Tom Longstrats, executive director of Resource, described how the programs translate into placements for construction and conservation jobs and warned of growing labor shortages in the trades. "The workforce in construction is down 11% since 2019," Longstrats said, and he cited other workforce pressures including an aging workforce and low retention in rural areas. Resource reported having trained roughly 550 people who benefited from SLE funding and said 81% of intensive trainees and 90% of YouthBuild trainees are placed into employment at average starting wages the witnesses reported as about $22 and $19 per hour, respectively.

Vermont Works for Women’s Trailblazers pre‑apprenticeship was highlighted as a pathway to trades employment and retention. "Trailblazers is a 7 week cohort based program" that pairs classroom training with paid internships and employer connections, Roni Bazden, executive director at Vermont Works for Women, said, providing a recent success story of a participant placed into an HVAC apprenticeship.

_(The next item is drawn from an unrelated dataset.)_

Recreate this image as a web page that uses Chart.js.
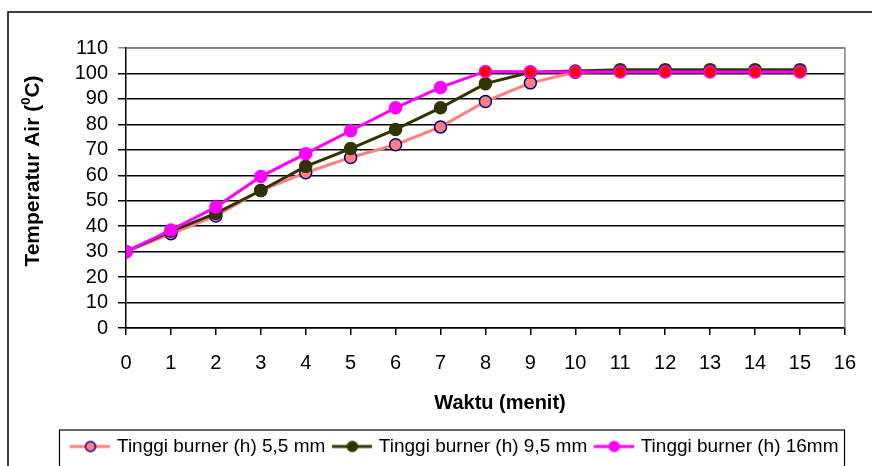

Committee members asked about whether post‑program employment aligned with trainees’ training. Witnesses acknowledged that some programs can verify role alignment and others cannot; the group also flagged survey nonresponse as an undercount risk for outcome measures. Witnesses repeatedly emphasized that stipends and direct program spending are central to recruiting participants who otherwise could not afford to enroll.

The committee did not take any formal action at the hearing. Members said they would consider coalition testimony as they review the governor’s and appropriations proposals this spring.